Decaff? no, no thank you. I like the way the second coffee gives me heart palpitations and makes my hands shake.

and then, write at lunchtime, trying to find somewhere suitable that doesn't sting me $5 for a coffee. At the moment the front runners are:
1. Starbucks. This one has the bonus of sometimes running into Freya who writes at lunchtime too. It has the down side of having to have THREE shots of espresso before it starts to taste like real coffee - but hey, there's always the chai for a sugar hit.
2. The basement library in the place I'm working at the mo. Seriously, how cool is it that this place has a library? Okay, it's a legal library and therefore boring as batshit, but nevertheless, there are desks, and cubicles and little green lights that are totally conducive to forgetting to go back to the office when the allotted half hour is over. I love lawyers. They are smart and funny and have libraries in their buildings where alphasmart typing is not frowned upon.
3. The little park with tables and a nice view of the old law courts i found last week. But this one is totally weather dependent. During that evil northerly that blew my skirt up around my ears last Friday (I kid you not, and yes there were witnesses, and yes they were a group of teenage boys playing downball against the building wall and yes I did run), I couldn't even make it there.

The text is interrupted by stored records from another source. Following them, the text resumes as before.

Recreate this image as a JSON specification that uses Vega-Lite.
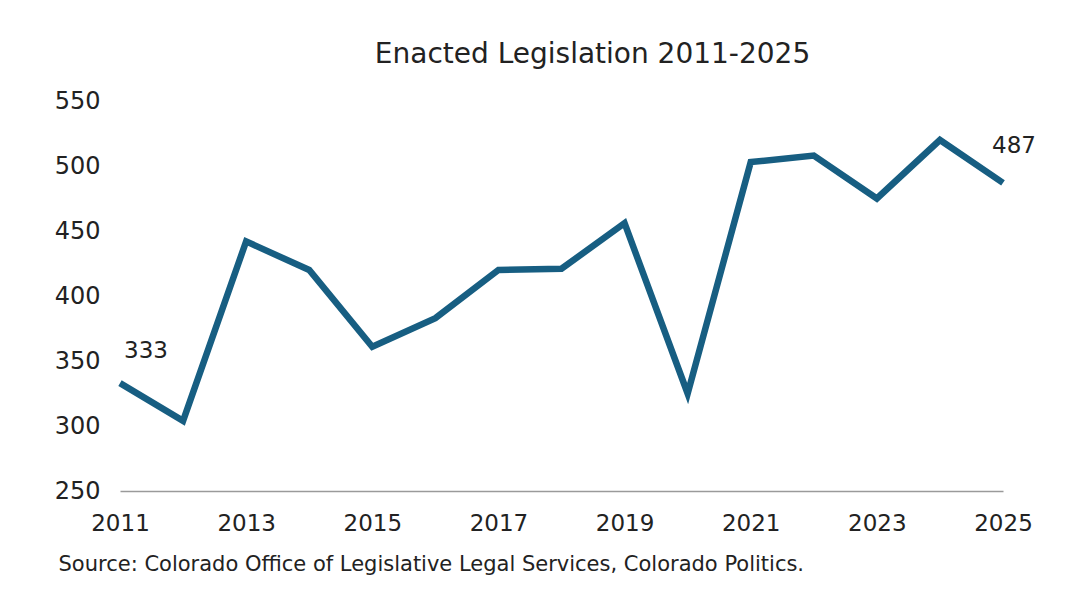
{
  "$schema": "https://vega.github.io/schema/vega-lite/v6.json",
  "width": 883,
  "height": 390,
  "autosize": {"type": "none"},
  "padding": {"left": 120, "top": 101, "right": 80, "bottom": 107},
  "background": "white",
  "title": {
    "text": "Enacted Legislation 2011-2025",
    "anchor": "middle",
    "frame": "group",
    "dx": 31,
    "offset": 20,
    "font": "DejaVu Sans",
    "fontSize": 28,
    "fontWeight": "normal",
    "color": "#222222"
  },
  "config": {
    "view": {"stroke": null},
    "font": "DejaVu Sans"
  },
  "data": {
    "values": [
      {"year": 2011, "bills": 333},
      {"year": 2012, "bills": 304},
      {"year": 2013, "bills": 442},
      {"year": 2014, "bills": 420},
      {"year": 2015, "bills": 361},
      {"year": 2016, "bills": 383},
      {"year": 2017, "bills": 420},
      {"year": 2018, "bills": 421},
      {"year": 2019, "bills": 456},
      {"year": 2020, "bills": 325},
      {"year": 2021, "bills": 503},
      {"year": 2022, "bills": 508},
      {"year": 2023, "bills": 475},
      {"year": 2024, "bills": 520},
      {"year": 2025, "bills": 487}
    ]
  },
  "encoding": {
    "x": {
      "field": "year",
      "type": "quantitative",
      "scale": {"domain": [2011, 2025], "nice": false, "zero": false},
      "axis": {
        "values": [2011, 2013, 2015, 2017, 2019, 2021, 2023, 2025],
        "format": "d",
        "grid": false,
        "ticks": false,
        "domain": true,
        "domainColor": "#9a9a9a",
        "domainWidth": 1.5,
        "labelFlush": false,
        "labelBound": false,
        "labelOverlap": false,
        "labelFont": "DejaVu Sans",
        "labelFontSize": 23,
        "labelColor": "#222222",
        "labelPadding": 21,
        "title": "Source: Colorado Office of Legislative Legal Services, Colorado Politics.",
        "titleFont": "DejaVu Sans",
        "titleFontSize": 21,
        "titleFontWeight": "normal",
        "titleColor": "#222222",
        "titleAnchor": "start",
        "titleAlign": "left",
        "titleBaseline": "alphabetic",
        "titleX": -62,
        "titleY": 79
      }
    },
    "y": {
      "field": "bills",
      "type": "quantitative",
      "scale": {"domain": [250, 550], "nice": false, "zero": false},
      "axis": {
        "values": [250, 300, 350, 400, 450, 500, 550],
        "grid": false,
        "ticks": false,
        "domain": false,
        "labelFont": "DejaVu Sans",
        "labelFontSize": 24,
        "labelColor": "#222222",
        "labelPadding": 20,
        "title": null
      }
    }
  },
  "layer": [
    {
      "mark": {"type": "line", "color": "#175e82", "strokeWidth": 6.5, "strokeJoin": "miter", "strokeCap": "butt"}
    },
    {
      "transform": [{"filter": "datum.year == 2011"}],
      "mark": {"type": "text", "align": "left", "baseline": "middle", "fontSize": 23, "color": "#222222", "font": "DejaVu Sans", "dy": -32, "dx": 4},
      "encoding": {
        "text": {"field": "bills", "type": "quantitative"}
      }
    },
    {
      "transform": [{"filter": "datum.year == 2025"}],
      "mark": {"type": "text", "align": "left", "baseline": "middle", "fontSize": 23, "color": "#222222", "font": "DejaVu Sans", "dy": -37, "dx": -11},
      "encoding": {
        "text": {"field": "bills", "type": "quantitative"}
      }
    }
  ]
}
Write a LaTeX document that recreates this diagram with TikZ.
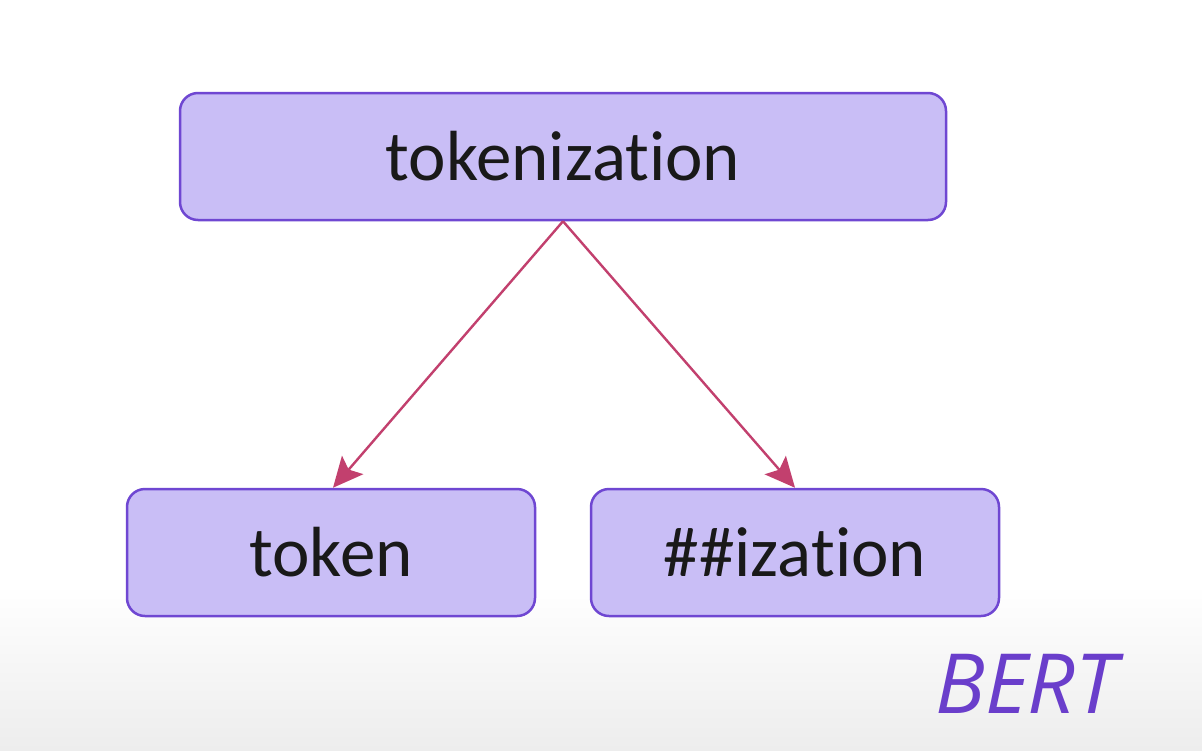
\documentclass[tikz,border=0pt]{standalone}
\usepackage{fontspec}
\setmainfont{Carlito}[Ligatures={NoCommon}]
\newfontfamily\bertfont{Open Sans}
\usetikzlibrary{arrows.meta}
\definecolor{boxfill}{HTML}{C9BEF6}
\definecolor{boxline}{HTML}{6F47D2}
\definecolor{arrowcol}{HTML}{C2406E}
\definecolor{bertcol}{HTML}{6A3ECB}
\definecolor{floorgray}{HTML}{EDEDED}
\begin{document}
\begin{tikzpicture}[x=1pt,y=-1pt,
  tokbox/.style={draw=boxline, fill=boxfill, line width=2.5pt, rounded corners=18pt,
    minimum width=766pt, minimum height=127pt, inner sep=0pt,
    font=\fontsize{71}{71}\selectfont, text=black!90},
  subbox/.style={tokbox, minimum width=408pt},
  split/.style={draw=arrowcol, line width=2.4pt, -{Stealth[length=30pt,width=28pt,inset=6pt]}}]
  % page and the grey floor fading in at the bottom
  \fill[white] (0,0) rectangle (1202,750);
  \shade[top color=white, bottom color=floorgray] (0,585) rectangle (1202,750);
  \useasboundingbox (0,0) rectangle (1202,750);
  % word and its two word pieces
  \node[tokbox] (word) at (563,156.5) {tokenization};
  \node[subbox] (left) at (331,552.5) {token};
  \node[subbox] (right) at (795,552.5) {\#\#ization};
  \draw[split] (word.south) -- (left.north -| 333,0);
  \draw[split] (word.south) -- (right.north);
  % model label
  \node[font=\bertfont\itshape\fontsize{83}{83}\selectfont, text=bertcol, anchor=base west, inner sep=0pt] (bert) at (935,713) {BERT};
\end{tikzpicture}
\end{document}
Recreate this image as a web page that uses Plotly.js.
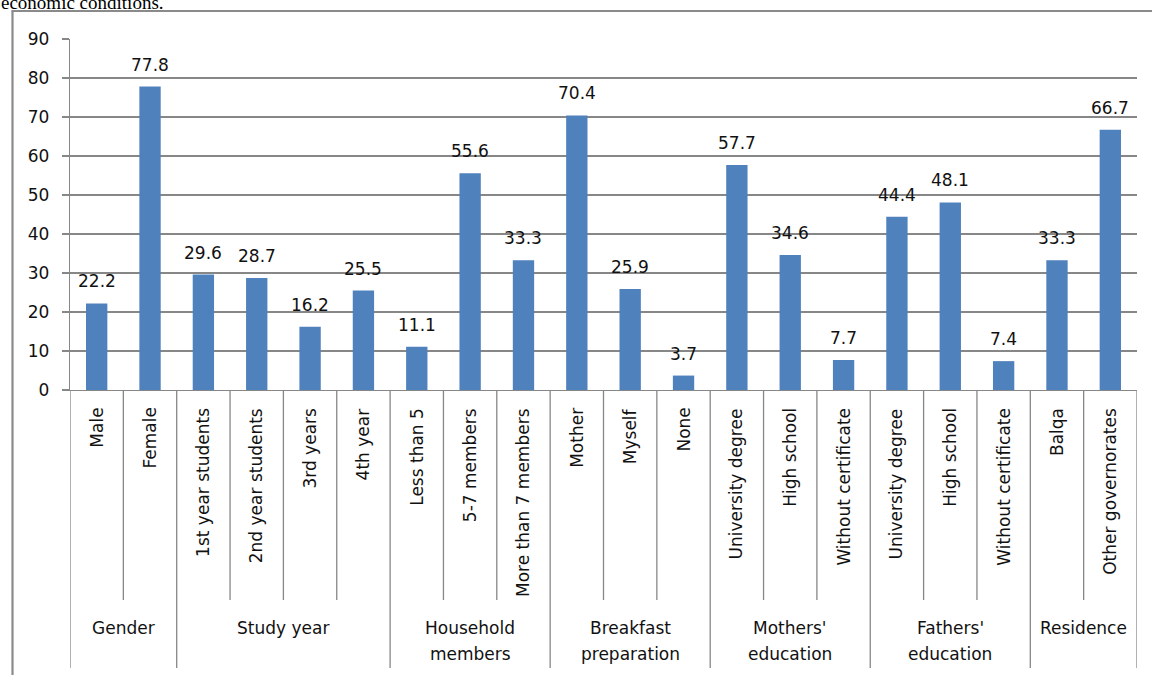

and then, write after work on the train on the way home, not giving a TOSS who's reading over my shoulder (because they always do).

and then come home and watch tv all night (ah, remnants of my old life coming to the fore).

And to wit - there's a third of a book done. And let me tell you, i totally earned that third of a book. And the dishes in my sink will attest to the fact I've done ZERO housework since this whole gangbusters effort. Ha! It feels great. I may never do housework again.

Really the whole thing is just a big warm up for Nanowrimo. The aim of the November writing fest is to reach 50,000, but that's not going to do me much good since I'm aiming for 90,000, so I decided to give myself a head start. I think this might preclude me from actually signing up for Nanowrimo? Not sure. Maybe if I still write 50,000 in November?
In any case, no one can stop me buying the t-shirt which actually looks kind of cute this year. And really, it's getting a bit old that I'm still wearing my 2003 nano t.

Seriously girl, cough up some dosh and buy yourself a new one! Stop being a cheapskate.

Well that was a mess. If you're still with me by this last line you must truly be my friend
Either that or you enjoy watching train wrecks.